It was the first day of Anna’s fifth week in intensive care. When the car flipped over and down the embankment she had emerged with a broken sternum, broken ribs on either side, a cracked femur and internal injuries; internal bleeding has been a problem since. I got this report from her husband Ned, in a phone conversation linking our homes on opposite coasts. Ned had been driving when he suffered a sneezing fit and blacked out; Anna had tried to grab the steering wheel and possibly prevented something worse from happening. The accident left him without a scratch — other than a broken heart.

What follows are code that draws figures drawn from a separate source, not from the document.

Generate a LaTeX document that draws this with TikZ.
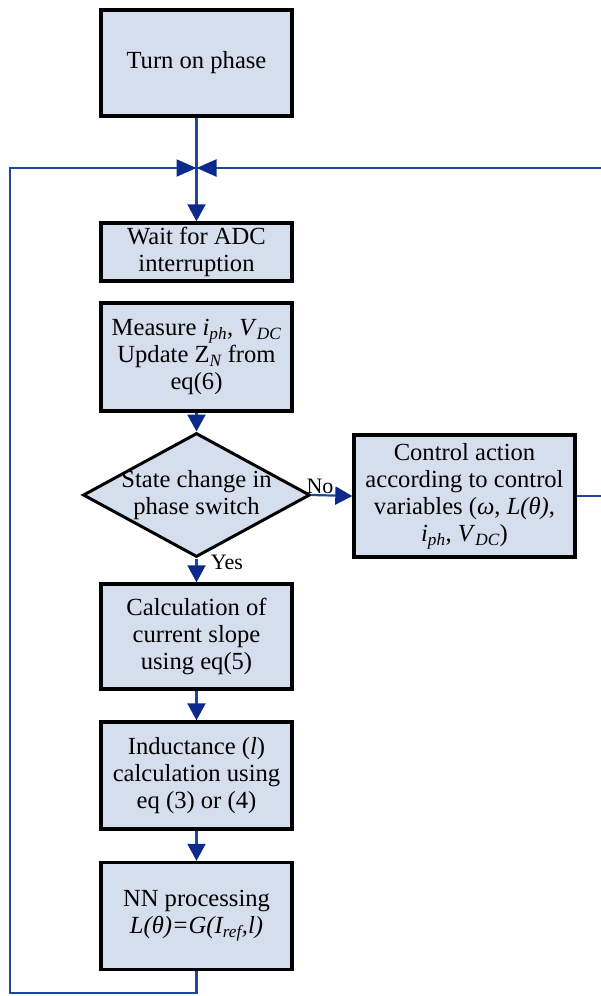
\documentclass[tikz,border=0pt]{standalone}
\usepackage{fontspec}
\setmainfont{Liberation Serif}
\usetikzlibrary{shapes.geometric,arrows.meta}
\definecolor{boxfill}{RGB}{213,222,236}
\definecolor{linkblue}{RGB}{30,72,160}
\definecolor{tipblue}{RGB}{12,42,140}
\newcommand\sbs[1]{\textsubscript{\itshape #1}}
\begin{document}
\begin{tikzpicture}[x=1pt,y=-1pt,
  font=\fontsize{24.6}{27}\selectfont,
  proc/.style={draw=black, line width=3.4pt, fill=boxfill, align=center,
    minimum width=191pt, inner sep=0pt},
  link/.style={draw=linkblue, line width=2.2pt},
  tip/.style={-{Triangle[length=17pt,width=18pt,color=tipblue]}},
  jtip/.style={-{Triangle[length=20pt,width=17pt,color=tipblue]}},
  small/.style={font=\fontsize{22}{24}\selectfont, inner sep=0pt}]
\useasboundingbox (0,0) rectangle (600,996);

\node[proc, minimum height=106pt] (turn) at (196.5,63) {Turn on phase};
\node[proc, minimum height=58pt] (wait) at (196.5,252) {Wait for ADC\\interruption};
\node[proc, minimum height=108pt] (meas) at (196.5,357)
  {Measure \textit{i}\sbs{ph}, \textit{V}\sbs{DC}\\Update Z\sbs{N} from\\eq(6)};
\node[diamond, draw=black, line width=3pt, fill=boxfill, minimum width=227pt,
  minimum height=124pt, inner sep=0pt,
  label={[align=center]center:State change in\\phase switch}] (dec) at (196.5,495) {};
\node[proc, minimum width=221pt, minimum height=122pt] (ctrl) at (464.5,496)
  {Control action\\according to control\\variables (\textit{ω}, \textit{L(θ)},\\\textit{i}\sbs{ph}, \textit{V}\sbs{DC})};
\node[proc, minimum height=105pt] (calc) at (196.5,636.5)
  {Calculation of\\current slope\\using eq(5)};
\node[proc, minimum height=107pt] (ind) at (196.5,775.5)
  {Inductance (\textit{l})\\calculation using\\eq (3) or (4)};
\node[proc, minimum height=107pt] (nn) at (196.5,916)
  {NN processing\\\textit{L(θ)=G(I\textsubscript{ref},l)}};

\node[small] (no) at (320,486) {No};
\node[small] (yes) at (227,562) {Yes};

\coordinate (J) at (196.5,168);
\coordinate (bl) at (196.5,993);
\coordinate (bll) at (10,993);
\coordinate (tl) at (10,168);
\coordinate (rr) at (607,496);
\coordinate (tr) at (607,168);

\draw[link] (turn.south) -- (J);
\draw[link, tip] (J) -- (wait.north);
\draw[link, tip] (meas.south) -- (dec.north);
\draw[link, tip] (dec.east) -- (ctrl.west);
\draw[link, tip] (dec.south) -- (calc.north);
\draw[link, tip] (calc.south) -- (ind.north);
\draw[link, tip] (ind.south) -- (nn.north);
\draw[link, jtip] (nn.south) -- (bl) -- (bll) -- (tl) -- (J);
\draw[link, jtip] (ctrl.east) -- (rr) -- (tr) -- (J);
\end{tikzpicture}
\end{document}
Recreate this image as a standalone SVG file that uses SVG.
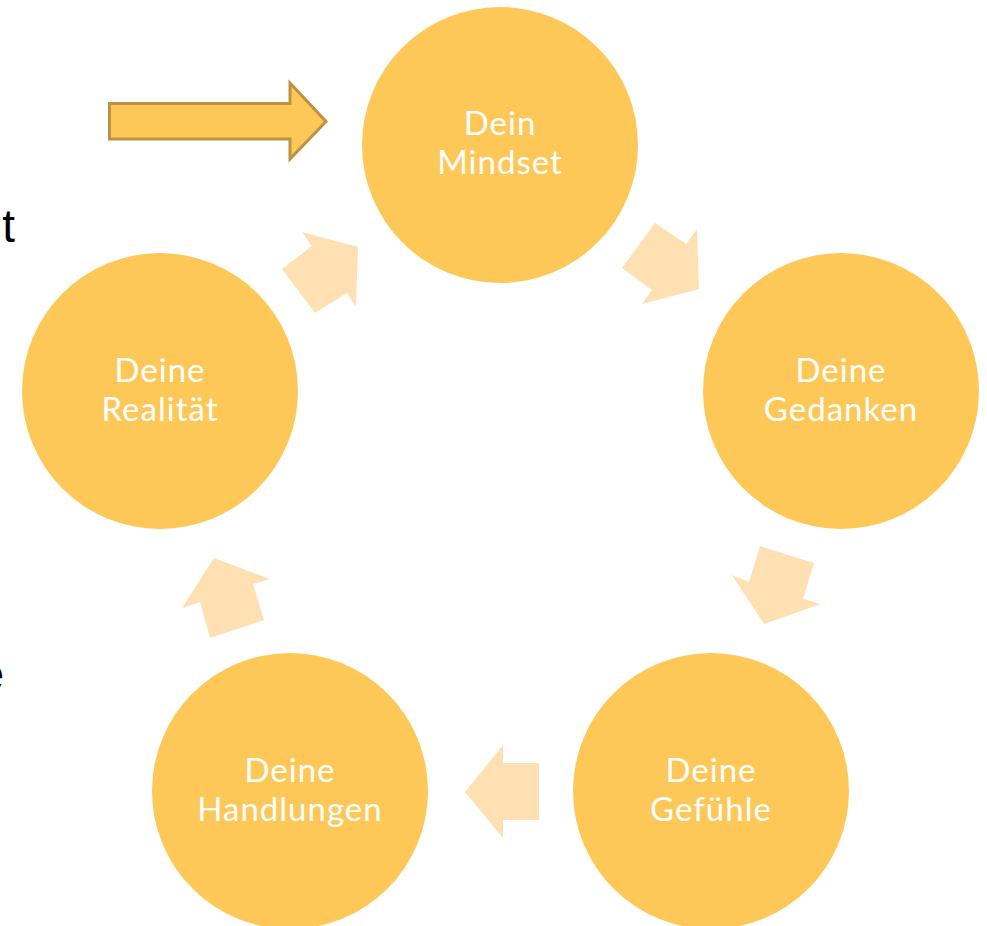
<svg xmlns="http://www.w3.org/2000/svg" width="987" height="926" viewBox="0 0 987 926">
<style>
.c{fill:#FEC859}
.t{fill:#FFFFFF;font-family:Lato,"Open Sans",sans-serif;font-size:33px;text-anchor:middle;letter-spacing:1px}
.a{fill:#FFE0B3}
.side{fill:#000000;font-family:"Liberation Sans",Arial,sans-serif;font-size:46px}
</style>
<rect width="987" height="926" fill="#FFFFFF"/>
<text class="side" x="15" y="242" text-anchor="end">t</text>
<text class="side" x="4" y="690" text-anchor="end">e</text>
<g id="start-arrow">
<polygon points="109.5,103.5 290,103.5 290,83 326,121.5 290,159 290,139 109.5,139" fill="#FEC859" stroke="#BF9140" stroke-width="3" stroke-linejoin="miter"/>
</g>
<g id="connectors">
<polygon class="a" points="655,223 686,244 697,229 699,289 642,304 652,290 622,268"/>
<polygon class="a" points="760,546 814,563 803,599 821,604 764,624 732,575 749,582"/>
<polygon class="a" points="503,745 503,763 539,763 539,820 503,820 503,838 465,792"/>
<polygon class="a" points="214,558 270,579 253,584 264,620 210,638 200,602 182,608"/>
<polygon class="a" points="282,269 312,246 302,232 358,247 356,307 347,293 315,313"/>
</g>
<g id="mindset">
<circle class="c" cx="500" cy="145" r="138"/>
<text class="t" x="500" y="135">Dein</text>
<text class="t" x="500" y="174">Mindset</text>
</g>
<g id="gedanken">
<circle class="c" cx="841" cy="391" r="138"/>
<text class="t" x="841" y="382">Deine</text>
<text class="t" x="841" y="421">Gedanken</text>
</g>
<g id="gefuehle">
<circle class="c" cx="711" cy="791" r="138"/>
<text class="t" x="711" y="782">Deine</text>
<text class="t" x="711" y="821">Gefühle</text>
</g>
<g id="handlungen">
<circle class="c" cx="290" cy="791" r="138"/>
<text class="t" x="290" y="782">Deine</text>
<text class="t" x="290" y="821">Handlungen</text>
</g>
<g id="realitaet">
<circle class="c" cx="160" cy="391" r="138"/>
<text class="t" x="160" y="382">Deine</text>
<text class="t" x="160" y="421">Realität</text>
</g>
</svg>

Ned and I go wayy back: to the time he brought me a corsage of roses from his family farm on the occasion of my second grade piano recital. So I am sad for Anna, but in some ways sadder for Ned. He is a retired corporate executive, a take-charge type, and an incurable optimist; this may be putting a strain on his famous ebullience.
“I’m there every day,” he told me. “I give her my three rules of life: Never give up. Don’t you dare give up. And, Don’t even think about giving up.” Anna, I’m willing to bet, thinks a lot about giving up. I didn’t suggest that to Ned.
I was writing a note to Ned, following up on that conversation, when the phone rang. My youngest daughter, reporting on her holidays on the east coast, said — as a sort of throw-away aside — that there had been “an incident” the night before at the end of her 3-hour trip from North Carolina to Atlanta to visit with family. At the Claremont Avenue off-ramp from I-85 in Atlanta (a familiar piece of real estate now etched into my brain) her Toyota truck had flipped, coming to rest on its side just before crashing into the pylons below. Airbags inflated, emergency helpers immediately appeared to get her out the window and she sustained only a bruised shin. Flo, the elderly part-labrador retriever, was also lifted out unscathed, but Apple the more recent rescue dog took off for parts unknown.
“They kept wanting to take me to the ER. I said, ‘Thanks, but I’m an ER nurse, and I’m calling my brother.'” Later in the holidays she planned to visit the totaled Toyota to see if an explanation — front tire issues are suspected — for the accident might be found.
There’s no particular connection between these two accidents, and no particular reason for such a Christmastime story. Unless it would be an excuse for quoting these words from my friend Anne Lamott’s new book, Help, Thanks, Wow: The Three Essential prayers:
“We are saved by memories of love and beauty — maybe there’s more of that to come, if we keep on keeping on…”
Happy New Year! And if you see Apple the dog, let us know.